Ofrecemos a Vuestra Majestad Suprema, la hostia pura, santa, sin mancha; el pan sagrado de la vida eterna y el cáliz de la salud perpetua; sobre los cuales dignaos dirigir una mirada propicia y favorable y aceptarlos como os dignasteis aceptar los presentes del justo Abel, el sacrificio de Abraham y el de Melquisedec, santo sacrificio, hostia inmaculada. Os suplicamos, oh Dios todopoderoso, mandad que sean colocados en vuestro altar celestial, en presencia de Vuestra Divina Majestad, por mano de vuestro santo ángel a fin de que nosotros todos los que al participar de este altar recibiéremos el santo y sagrado cuerpo y sangre de vuestro Hijo, seamos llenos de toda bendición celestial y de toda gracia por el mismo Jesucristo Nuestro Señor.

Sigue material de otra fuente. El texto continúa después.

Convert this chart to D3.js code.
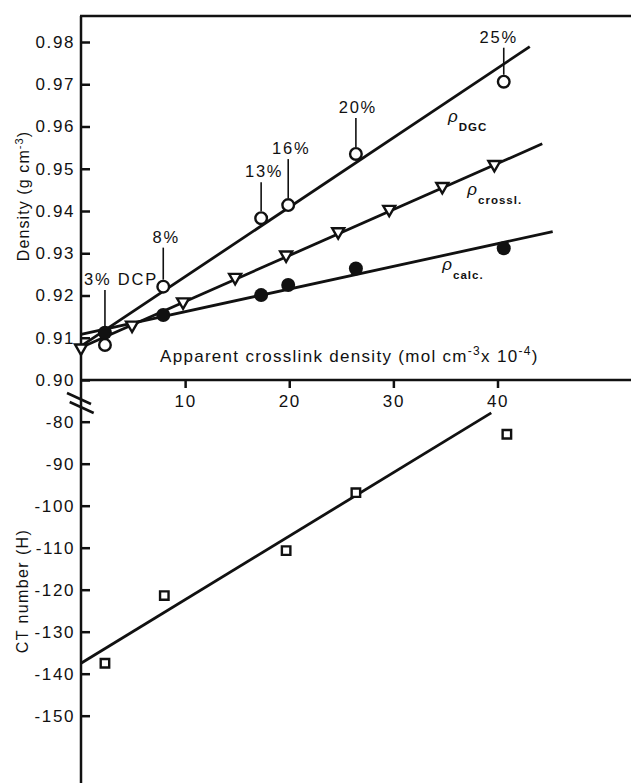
<!DOCTYPE html>
<html>
<head>
<meta charset="utf-8">
<script src="https://cdn.jsdelivr.net/npm/d3@7"></script>
<style>
  body { margin: 0; background: #fff; }
  svg text { font-family: 'Liberation Sans', Arial, sans-serif; fill: #111; }
</style>
</head>
<body>
<div id="chart"></div>
<script>
// crosslink density (mol cm-3 x 10-4) of the DCP samples
const dcpX = [2.3, 7.9, 17.3, 19.9, 26.4, 40.6];
const dcpLabels = ['3% DCP', '8%', '13%', '16%', '20%', '25%'];
const rhoDGC = [0.9083, 0.9221, 0.9383, 0.9414, 0.9535, 0.9706];
const rhoCalc = [0.9112, 0.9154, 0.9201, 0.9225, 0.9264, 0.9312];
const ctNumber = [-137.5, -121.4, -110.7, -96.9, -83.0];
const ctX = [2.3, 8.0, 19.7, 26.4, 40.9];

// computed crosslinked density
const crosslX = [0, 4.9, 9.8, 14.8, 19.7, 24.7, 29.6, 34.7, 39.7];
const rhoCrossl = [0.9076, 0.9130, 0.9185, 0.9243, 0.9296, 0.9351, 0.9404, 0.9458, 0.9510];

// straight line fits, [x, y] end points
const fitDGC = [[0, 0.9080], [43.1, 0.9789]];
const fitCrossl = [[0, 0.9077], [44.3, 0.9559]];
const fitCalc = [[0, 0.9108], [45.3, 0.9351]];
const fitCT = [[0, -137.5], [39.4, -77.9]];

const densityTicks = [0.90, 0.91, 0.92, 0.93, 0.94, 0.95, 0.96, 0.97, 0.98];
const ctTicks = [-80, -90, -100, -110, -120, -130, -140, -150];
const xTicks = [10, 20, 30, 40];

// label layout (pixels above point, horizontal shift)
const labelLift = [60, 44, 41, 51, 41, 39];
const labelDx = [16, 3, 3, 3, 2, -5];

const width = 631;
const height = 783;

const svg = d3.select('#chart')
  .append('svg')
  .attr('width', width)
  .attr('height', height);

const x = d3.scaleLinear().domain([0, 40]).range([81, 497.5]);
const yD = d3.scaleLinear().domain([0.90, 0.98]).range([380, 42]);
const yCT = d3.scaleLinear().domain([-80, -150]).range([421.7, 715.7]);

const x0 = x(0);

// frame lines
svg.append('line')
  .attr('x1', x0).attr('x2', x0)
  .attr('y1', 16).attr('y2', height)
  .attr('stroke', '#111').attr('stroke-width', 2.5);
svg.append('line')
  .attr('x1', x0 - 1).attr('x2', width)
  .attr('y1', 16).attr('y2', 16)
  .attr('stroke', '#111').attr('stroke-width', 2.5);
svg.append('line')
  .attr('x1', x0).attr('x2', width)
  .attr('y1', yD(0.90)).attr('y2', yD(0.90))
  .attr('stroke', '#111').attr('stroke-width', 2.5);

// axis break
svg.append('g')
  .selectAll('line')
  .data([0, 9])
  .enter()
  .append('line')
  .attr('x1', d => x0 - 14 + d * 0.3).attr('y1', d => 393 + d)
  .attr('x2', d => x0 + 10 + d * 0.3).attr('y2', d => 404 + d)
  .attr('stroke', '#111').attr('stroke-width', 2.5);

const styleAxis = g => {
  g.select('.domain').remove();
  g.selectAll('.tick line').attr('stroke', '#111').attr('stroke-width', 2.5);
  g.selectAll('.tick text')
    .style('font-size', '17px')
    .style('letter-spacing', '1.6px')
    .attr('fill', '#111');
};

svg.append('g')
  .attr('transform', `translate(0, ${yD(0.90)})`)
  .call(d3.axisBottom(x).tickValues(xTicks).tickSize(8).tickPadding(7).tickFormat(d => d))
  .call(styleAxis);

svg.append('g')
  .attr('transform', `translate(${x0}, 0)`)
  .call(d3.axisLeft(yD).tickValues(densityTicks).tickSize(-9).tickPadding(6).tickFormat(d3.format('.2f')))
  .call(styleAxis);

svg.append('g')
  .attr('transform', `translate(${x0}, 0)`)
  .call(d3.axisLeft(yCT).tickValues(ctTicks).tickSize(-9).tickPadding(6).tickFormat(d => String(d)))
  .call(styleAxis);

// axis titles
const xTitle = svg.append('text')
  .attr('x', 160)
  .attr('y', 362)
  .style('font-size', '17px')
  .style('letter-spacing', '1.3px');
xTitle.append('tspan').text('Apparent crosslink density (mol cm');
xTitle.append('tspan').attr('dy', -7).style('font-size', '12px').text('-3');
xTitle.append('tspan').attr('dy', 7).text('x 10');
xTitle.append('tspan').attr('dy', -7).style('font-size', '12px').text('-4');
xTitle.append('tspan').attr('dy', 7).text(')');

const yTitle = svg.append('text')
  .attr('transform', 'translate(29, 196) rotate(-90)')
  .attr('text-anchor', 'middle')
  .style('font-size', '16px')
  .style('letter-spacing', '1.1px');
yTitle.append('tspan').text('Density (g cm');
yTitle.append('tspan').attr('dy', -6).style('font-size', '11px').text('-3');
yTitle.append('tspan').attr('dy', 6).text(')');

svg.append('text')
  .attr('transform', 'translate(28, 591) rotate(-90)')
  .attr('text-anchor', 'middle')
  .style('font-size', '16px')
  .style('letter-spacing', '1.4px')
  .text('CT number (H)');

// fit lines
const line = yScale => d3.line().x(d => x(d[0])).y(d => yScale(d[1]));
[fitDGC, fitCrossl, fitCalc].forEach(fit => {
  svg.append('path')
    .attr('d', line(yD)(fit))
    .attr('fill', 'none').attr('stroke', '#111').attr('stroke-width', 2.8);
});
svg.append('path')
  .attr('d', line(yCT)(fitCT))
  .attr('fill', 'none').attr('stroke', '#111').attr('stroke-width', 2.8);

// leader lines and percent labels
const dgcPts = dcpX.map((d, i) => ({ x: d, y: rhoDGC[i], label: dcpLabels[i], lift: labelLift[i], dx: labelDx[i] }));

svg.selectAll('line.leader')
  .data(dgcPts)
  .enter()
  .append('line')
  .attr('class', 'leader')
  .attr('x1', d => x(d.x)).attr('x2', d => x(d.x))
  .attr('y1', d => yD(d.y) - d.lift + 5)
  .attr('y2', d => yD(d.y) - 7)
  .attr('stroke', '#111').attr('stroke-width', 1.6);

svg.selectAll('text.pct')
  .data(dgcPts)
  .enter()
  .append('text')
  .attr('class', 'pct')
  .attr('x', d => x(d.x) + d.dx)
  .attr('y', d => yD(d.y) - d.lift)
  .attr('text-anchor', 'middle')
  .style('font-size', '16.5px')
  .style('letter-spacing', '1.8px')
  .text(d => d.label);

// markers
svg.selectAll('path.tri')
  .data(crosslX.map((d, i) => [d, rhoCrossl[i]]))
  .enter()
  .append('path')
  .attr('class', 'tri')
  .attr('d', d3.symbol().type(d3.symbolTriangle).size(62))
  .attr('transform', d => `translate(${x(d[0])}, ${yD(d[1])}) rotate(180)`)
  .attr('fill', '#fff').attr('stroke', '#111').attr('stroke-width', 2.4);

svg.selectAll('circle.calc')
  .data(dcpX.map((d, i) => [d, rhoCalc[i]]))
  .enter()
  .append('circle')
  .attr('class', 'calc')
  .attr('cx', d => x(d[0])).attr('cy', d => yD(d[1]))
  .attr('r', 7)
  .attr('fill', '#111');

svg.selectAll('circle.dgc')
  .data(dgcPts)
  .enter()
  .append('circle')
  .attr('class', 'dgc')
  .attr('cx', d => x(d.x)).attr('cy', d => yD(d.y))
  .attr('r', 5.8)
  .attr('fill', '#fff').attr('stroke', '#111').attr('stroke-width', 2.4);

svg.selectAll('path.sq')
  .data(ctX.map((d, i) => [d, ctNumber[i]]))
  .enter()
  .append('path')
  .attr('class', 'sq')
  .attr('d', d3.symbol().type(d3.symbolSquare).size(72))
  .attr('transform', d => `translate(${x(d[0])}, ${yCT(d[1])})`)
  .attr('fill', '#fff').attr('stroke', '#111').attr('stroke-width', 2.4);

// rho labels
const rhoLabels = [
  { name: 'DGC', x: 35.25, y: 0.9611 },
  { name: 'crossl.', x: 37.1, y: 0.9438 },
  { name: 'calc.', x: 34.7, y: 0.9260 }
];
const rho = svg.selectAll('text.rho')
  .data(rhoLabels)
  .enter()
  .append('text')
  .attr('class', 'rho')
  .attr('x', d => x(d.x))
  .attr('y', d => yD(d.y));
rho.append('tspan')
  .style('font-size', '17px')
  .style('font-style', 'italic')
  .text('ρ');
rho.append('tspan')
  .attr('dy', 9)
  .attr('dx', 1)
  .style('font-size', '11.5px')
  .style('font-weight', 'bold')
  .style('letter-spacing', '1px')
  .text(d => d.name);
</script>
</body>
</html>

Bingham arguye aún acerca de esta súplica

si los dones consagrados, dice, son verdaderamente el cuerpo y sangre de Jesucristo, es cosa ridícula el orar a Dios para que los acepte, el compararlos a los sacrificios de los patriarcas cuyos sacrificios no eran más que figuras: seguramente, esta súplica se compuso antes de la invención del dogma de la transubstanciación.

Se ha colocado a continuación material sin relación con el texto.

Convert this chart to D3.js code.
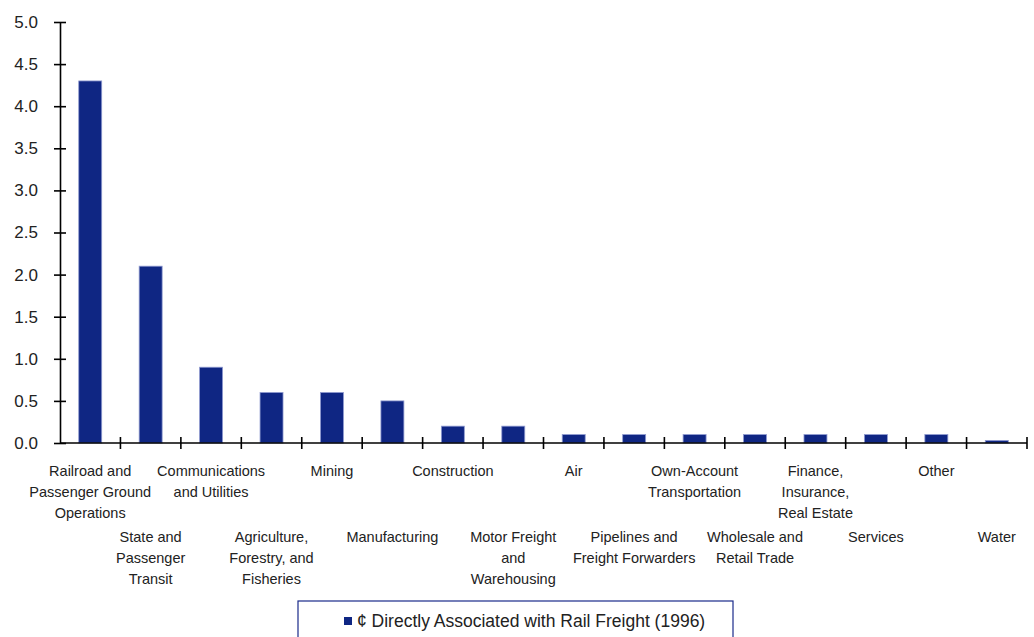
<!DOCTYPE html>
<html>
<head>
<meta charset="utf-8">
<script src="https://cdn.jsdelivr.net/npm/d3@7"></script>
<style>
  body { margin: 0; background: #fff; }
  text { font-family: "Liberation Sans", Arial, sans-serif; }
</style>
</head>
<body>
<div id="chart"></div>
<script>
// categories, each label split into its lines
const categories = [
  ["Railroad and", "Passenger Ground", "Operations"],
  ["State and", "Passenger", "Transit"],
  ["Communications", "and Utilities"],
  ["Agriculture,", "Forestry, and", "Fisheries"],
  ["Mining"],
  ["Manufacturing"],
  ["Construction"],
  ["Motor Freight", "and", "Warehousing"],
  ["Air"],
  ["Pipelines and", "Freight Forwarders"],
  ["Own-Account", "Transportation"],
  ["Wholesale and", "Retail Trade"],
  ["Finance,", "Insurance,", "Real Estate"],
  ["Services"],
  ["Other"],
  ["Water"]
];
const values = [4.3, 2.1, 0.9, 0.6, 0.6, 0.5, 0.2, 0.2, 0.1, 0.1, 0.1, 0.1, 0.1, 0.1, 0.1, 0.03];
const yTicks = [0, 0.5, 1, 1.5, 2, 2.5, 3, 3.5, 4, 4.5, 5];
const legendLabel = "¢ Directly Associated with Rail Freight (1996)";

const width = 1034, height = 637;
const barColor = "#0f2683";

const svg = d3.select("#chart").append("svg")
  .attr("width", width)
  .attr("height", height);

const x = d3.scaleBand()
  .domain(d3.range(categories.length))
  .range([60, 1027])
  .paddingInner(0.62)
  .paddingOuter(0.31);

const y = d3.scaleLinear()
  .domain([0, 5])
  .range([443, 22]);

// bars
svg.append("g")
  .selectAll("rect")
  .data(values)
  .enter().append("rect")
    .attr("x", (d, i) => x(i))
    .attr("y", d => y(d))
    .attr("width", x.bandwidth())
    .attr("height", d => y(0) - y(d))
    .style("fill", barColor)
    .style("stroke", "#8f9ad0")
    .style("stroke-width", 0.8);

// y axis
const yAxis = svg.append("g")
  .attr("transform", "translate(60,0)")
  .call(d3.axisLeft(y).tickValues(yTicks).tickFormat(d3.format(".1f")).tickSize(0).tickPadding(22));
yAxis.select(".domain").attr("stroke", "#000").attr("stroke-width", 1.6);
yAxis.selectAll("text").style("font-size", "17px").attr("fill", "#222");
yAxis.selectAll(".tick").append("line")
  .attr("x1", -6).attr("x2", 6)
  .attr("stroke", "#000").attr("stroke-width", 1.6);

// x axis line and category ticks
const step = x.step();
const xg = svg.append("g");
xg.append("line")
  .attr("x1", 60).attr("x2", 1027)
  .attr("y1", y(0)).attr("y2", y(0))
  .attr("stroke", "#000").attr("stroke-width", 1.6);
xg.selectAll(".xt")
  .data(d3.range(1, categories.length + 1))
  .enter().append("line")
    .attr("class", "xt")
    .attr("x1", i => 60 + i * step).attr("x2", i => 60 + i * step)
    .attr("y1", y(0) - 6).attr("y2", y(0) + 6)
    .attr("stroke", "#000").attr("stroke-width", 1.6);

// category labels, staggered on two rows
const labels = svg.append("g")
  .selectAll("text")
  .data(categories)
  .enter().append("text")
    .attr("x", (d, i) => x(i) + x.bandwidth() / 2)
    .attr("y", (d, i) => i % 2 === 0 ? 476 : 542)
    .attr("text-anchor", "middle")
    .style("font-size", "14.5px")
    .attr("fill", "#222");
labels.selectAll("tspan")
  .data(d => d)
  .enter().append("tspan")
    .attr("x", function() { return this.parentNode.getAttribute("x"); })
    .attr("dy", (d, j) => j === 0 ? 0 : 21)
    .text(d => d);

// legend
const legend = svg.append("g");
legend.append("rect")
  .attr("x", 298).attr("y", 601)
  .attr("width", 435).attr("height", 50)
  .attr("fill", "#fff")
  .attr("stroke", "#1a2a8a").attr("stroke-width", 1.2);
legend.append("rect")
  .attr("x", 344).attr("y", 617)
  .attr("width", 8).attr("height", 8)
  .attr("fill", barColor);
legend.append("text")
  .attr("x", 357).attr("y", 627)
  .style("font-size", "17.5px")
  .attr("fill", "#222")
  .text(legendLabel);
</script>
</body>
</html>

Orig. eccles. , lib. 15, c. 3 , §. 31.

Los católicos defienden por el contrario que esta oración supone la transubstanciación, puesto que nombra los dones eucarísticos el tanto y sagrado cuerpo y la sangre del Hijo de Dios, a cuyos dones llama una hostia pura y sin mancha, un santo sacrificio; expresiones condenadas y desechadas por los protestantes. El sacerdote no pide simplemente a Dios reciba estos dones, sino que los acepte, a fin de que 6 de modo que los que participasen de ellos reciban las mismas bendiciones celestiales que los patriarcas: no se compara pues este sacrificio a los suyos, en cuanto al valor, sino relativamente a las gracias concedidas a los que los ofrecieron.